Austin ISD saw a 28% drop in third-graders from low-income families meeting math standards from the 2018-19 to 2021-22 school years.

In response, the district plans to implement more hands-on learning. Some board of trustees members questioned during the Jan. 27 meeting if homework exasperates inequity.

AISD has been facing dropping student standardized test scores since the onset of the pandemic, especially among students from economically disadvantaged families.

The percentage of AISD’s economically disadvantaged third-graders who met grade-level math expectations dropped by roughly a third from 2018-19 to 2021-22, according to data from the standardized math test called Measures of Academic Progress.

“Keep in mind, the last time these students were in a full year of school that was not interrupted, they were kindergartners,” Superintendent Stephanie Elizalde said at the Jan. 27 meeting of the board of trustees. “These data are not numbers. These data are individual students. These are our parents’ children.”


The district’s scorecard lays out a goal that the number of third-graders meeting expectations increase from 39% in the 2018-19 school year by August 2026. Elizalde presented the board with data showing the percentage dropped to 11% in the 2021-22 school year.
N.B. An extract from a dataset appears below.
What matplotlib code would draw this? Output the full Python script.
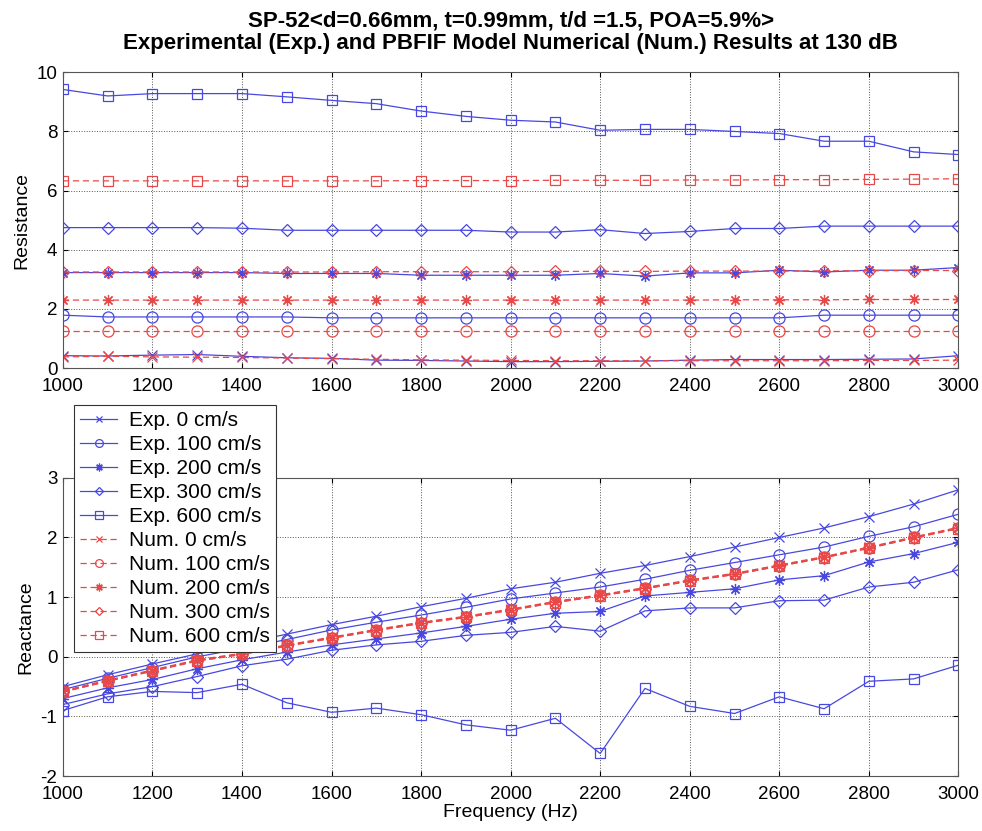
import numpy as np
import matplotlib
matplotlib.use("Agg")
from matplotlib import pyplot as plt

plt.rcParams['font.family'] = ['Liberation Sans', 'DejaVu Sans']
plt.rcParams['axes.unicode_minus'] = False

freq = [1000, 1100, 1200, 1300, 1400, 1500, 1600, 1700, 1800, 1900, 2000,
        2100, 2200, 2300, 2400, 2500, 2600, 2700, 2800, 2900, 3000]

# Resistance (top panel)
res_exp_0 = [0.42, 0.41, 0.44, 0.46, 0.40, 0.35, 0.33, 0.27, 0.26, 0.24, 0.22,
             0.22, 0.23, 0.24, 0.27, 0.29, 0.29, 0.29, 0.30, 0.31, 0.42]
res_exp_100 = [1.79, 1.73, 1.73, 1.73, 1.73, 1.73, 1.70, 1.70, 1.70, 1.70, 1.70,
               1.70, 1.70, 1.70, 1.70, 1.70, 1.70, 1.79, 1.79, 1.79, 1.79]
res_exp_200 = [3.23, 3.23, 3.23, 3.23, 3.23, 3.20, 3.20, 3.20, 3.14, 3.14, 3.14,
               3.14, 3.20, 3.11, 3.22, 3.22, 3.31, 3.25, 3.31, 3.31, 3.40]
res_exp_300 = [4.75, 4.75, 4.75, 4.75, 4.73, 4.66, 4.66, 4.66, 4.66, 4.66, 4.60,
               4.60, 4.68, 4.55, 4.62, 4.72, 4.72, 4.80, 4.80, 4.80, 4.80]
res_exp_600 = [9.42, 9.20, 9.28, 9.28, 9.28, 9.17, 9.05, 8.94, 8.69, 8.51, 8.38,
               8.32, 8.04, 8.07, 8.07, 8.00, 7.93, 7.67, 7.67, 7.31, 7.22]
res_num_0 = [0.38, 0.40, 0.38, 0.37, 0.36, 0.34, 0.32, 0.30, 0.28, 0.27, 0.26,
             0.25, 0.25, 0.25, 0.25, 0.25, 0.25, 0.25, 0.26, 0.26, 0.27]
res_num_100 = [1.25] * 21
res_num_200 = [2.30, 2.30, 2.30, 2.30, 2.30, 2.30, 2.30, 2.30, 2.30, 2.30, 2.30,
               2.30, 2.30, 2.30, 2.30, 2.31, 2.31, 2.31, 2.32, 2.32, 2.32]
res_num_300 = [3.25, 3.25, 3.25, 3.25, 3.25, 3.25, 3.25, 3.26, 3.26, 3.26, 3.26,
               3.27, 3.27, 3.27, 3.28, 3.28, 3.28, 3.29, 3.29, 3.30, 3.30]
res_num_600 = [6.33, 6.33, 6.33, 6.33, 6.33, 6.33, 6.33, 6.33, 6.34, 6.34, 6.34,
               6.35, 6.35, 6.35, 6.36, 6.36, 6.37, 6.37, 6.38, 6.39, 6.40]

# Reactance (bottom panel)
rea_exp_0 = [-0.50, -0.30, -0.12, 0.05, 0.22, 0.38, 0.54, 0.68, 0.84, 0.98, 1.14,
             1.25, 1.40, 1.53, 1.68, 1.84, 2.00, 2.16, 2.35, 2.56, 2.80]
rea_exp_100 = [-0.55, -0.36, -0.18, 0.00, 0.14, 0.29, 0.45, 0.58, 0.70, 0.83, 0.97,
               1.07, 1.17, 1.30, 1.45, 1.58, 1.71, 1.84, 2.02, 2.18, 2.39]
rea_exp_200 = [-0.70, -0.52, -0.38, -0.20, -0.05, 0.08, 0.20, 0.30, 0.40, 0.51, 0.63,
               0.73, 0.76, 1.02, 1.08, 1.14, 1.29, 1.36, 1.59, 1.73, 1.92]
rea_exp_300 = [-0.80, -0.62, -0.50, -0.33, -0.15, -0.04, 0.11, 0.20, 0.26, 0.36, 0.41,
               0.51, 0.43, 0.77, 0.82, 0.82, 0.94, 0.95, 1.17, 1.25, 1.46]
rea_exp_600 = [-0.90, -0.67, -0.58, -0.60, -0.46, -0.77, -0.93, -0.86, -0.97, -1.14, -1.23,
               -1.03, -1.62, -0.53, -0.83, -0.95, -0.67, -0.87, -0.41, -0.37, -0.14]
rea_num_0 = [-0.57, -0.39, -0.22, -0.05, 0.06, 0.20, 0.33, 0.46, 0.58, 0.68, 0.80,
             0.93, 1.04, 1.16, 1.29, 1.40, 1.54, 1.68, 1.84, 2.01, 2.17]
rea_num_100 = [-0.58, -0.40, -0.23, -0.06, 0.05, 0.19, 0.32, 0.45, 0.57, 0.67, 0.79,
               0.92, 1.03, 1.15, 1.28, 1.39, 1.53, 1.67, 1.83, 2.00, 2.16]
rea_num_200 = [-0.58, -0.40, -0.23, -0.06, 0.05, 0.19, 0.32, 0.45, 0.57, 0.67, 0.79,
               0.92, 1.03, 1.15, 1.28, 1.39, 1.53, 1.67, 1.83, 2.00, 2.16]
rea_num_300 = [-0.59, -0.41, -0.24, -0.07, 0.04, 0.18, 0.31, 0.44, 0.56, 0.66, 0.78,
               0.91, 1.02, 1.14, 1.27, 1.38, 1.52, 1.66, 1.82, 1.99, 2.15]
rea_num_600 = [-0.59, -0.41, -0.24, -0.07, 0.04, 0.18, 0.31, 0.44, 0.56, 0.66, 0.78,
               0.91, 1.02, 1.14, 1.27, 1.38, 1.52, 1.66, 1.82, 1.99, 2.15]

labels = ['Exp. 0 cm/s', 'Exp. 100 cm/s', 'Exp. 200 cm/s', 'Exp. 300 cm/s', 'Exp. 600 cm/s',
          'Num. 0 cm/s', 'Num. 100 cm/s', 'Num. 200 cm/s', 'Num. 300 cm/s', 'Num. 600 cm/s']
markers = ['x', 'o', (8, 2, 0), 'D', 's']
msizes = [7, 8, 8, 6.5, 7.5]

blue = '#4848e0'
red = '#e84848'

fig = plt.figure(figsize=(9.82, 8.31), dpi=100)
ax1 = fig.add_axes([0.064, 0.557, 0.912, 0.356])
ax2 = fig.add_axes([0.064, 0.066, 0.912, 0.359])


def draw(ax, exp_sets, num_sets):
    handles = []
    for m, s, ys in zip(markers, msizes, exp_sets):
        h, = ax.plot(freq, ys, color=blue, lw=0.9, marker=m, ms=s, mfc='none',
                     mew=0.9)
        handles.append(h)
    for m, s, ys in zip(markers, msizes, num_sets):
        h, = ax.plot(freq, ys, color=red, lw=0.9, ls=(0, (5, 3)), marker=m, ms=s,
                     mfc='none', mew=0.9)
        handles.append(h)
    ax.set_xlim(1000, 3000)
    ax.set_xticks(np.arange(1000, 3001, 200))
    ax.grid(True, ls=':', color='#555555', lw=0.7)
    ax.tick_params(direction='in', labelsize=13.5, top=True, right=True)
    ax.tick_params(axis='x', pad=7)
    ax.tick_params(axis='y', pad=4)
    for s in ax.spines.values():
        s.set_color('#555555')
    return handles


draw(ax1, [res_exp_0, res_exp_100, res_exp_200, res_exp_300, res_exp_600],
     [res_num_0, res_num_100, res_num_200, res_num_300, res_num_600])
ax1.set_ylim(0, 10)
ax1.set_yticks([0, 2, 4, 6, 8, 10])
ax1.set_ylabel('Resistance', fontsize=14, labelpad=4)
ax1.set_title('SP-52<d=0.66mm, t=0.99mm, t/d =1.5, POA=5.9%>\n'
              'Experimental (Exp.) and PBFIF Model Numerical (Num.) Results at 130 dB',
              fontsize=16, fontweight='bold', pad=17, linespacing=1.1)

h = draw(ax2, [rea_exp_0, rea_exp_100, rea_exp_200, rea_exp_300, rea_exp_600],
         [rea_num_0, rea_num_100, rea_num_200, rea_num_300, rea_num_600])
ax2.set_ylim(-2, 3)
ax2.set_yticks([-2, -1, 0, 1, 2, 3])
ax2.set_ylabel('Reactance', fontsize=14, labelpad=4)
ax2.set_xlabel('Frequency (Hz)', fontsize=14, labelpad=1)

leg = fig.legend(h, labels, loc='upper left', bbox_to_anchor=(0.075, 0.513),
                 fontsize=15, frameon=True, fancybox=False, framealpha=1,
                 edgecolor='#333333', handlelength=1.8, labelspacing=0.24,
                 borderpad=0.3, handletextpad=0.55, borderaxespad=0,
                 markerscale=0.7)
leg.get_frame().set_linewidth(0.8)

plt.savefig('out.png', dpi=100)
Economically disadvantaged third-graders across the state saw a similar drop. In 2018, 40% of the state’s students in that group met math standards in 2018, compared to 20% in 2021.

Elizalde said part of the solution is helping students understand math as it works in the real world rather than focusing on abstract thinking.

Elizalde gave an example of a math lesson involving a word problem related to selling peaches at a fruit stand but pointed out that not all AISD third-graders have experienced a fresh peach due to growing up in a food desert. She added if teachers asked their third-graders where peaches come from, some might say “a can.”


She said third grade students who have no problem with math can still be thrown off by working with examples that they do not understand.

“I can’t picture what I don’t have exposure or experience with,” Elizalde said.

Enriching a lesson with actual peaches offered to students could change the learning experience, Elizalde said. She added some research indicates that when more senses are engaged in the learning process, students shift from short-term memory to long-term memory.

Trustee Kristin Ashy said homework can be a problem for economically disadvantaged students, yet repetition is important with math learning. Trustee Lugo said homework should be customized to students, including a reduced homework load for students who are doing well with material and whose caretakers are particularly busy. Trustee Ofelia Zapata said her granddaughter has stayed up until 2 or 3 a.m. working on homework and then found out at school that her teacher did not plan to grade the work.


Dr. Erin Bown-Anderson answered that homework should extend learning in the classroom, but if a homework grade is going to be a barrier or frustration, it needs to be reexamined. Elizalde added that students should not receive homework until it is clear they understand the material. At that point, homework can serve as repetition. Elizalde said customized homework requires a lot of extra work for teachers, but adaptive homework software could be helpful.

"This is an area we are prioritizing right now," Elizalde said. "If homework sheets in isolation were going to create equity, all of our schools would have been outstanding a long time ago."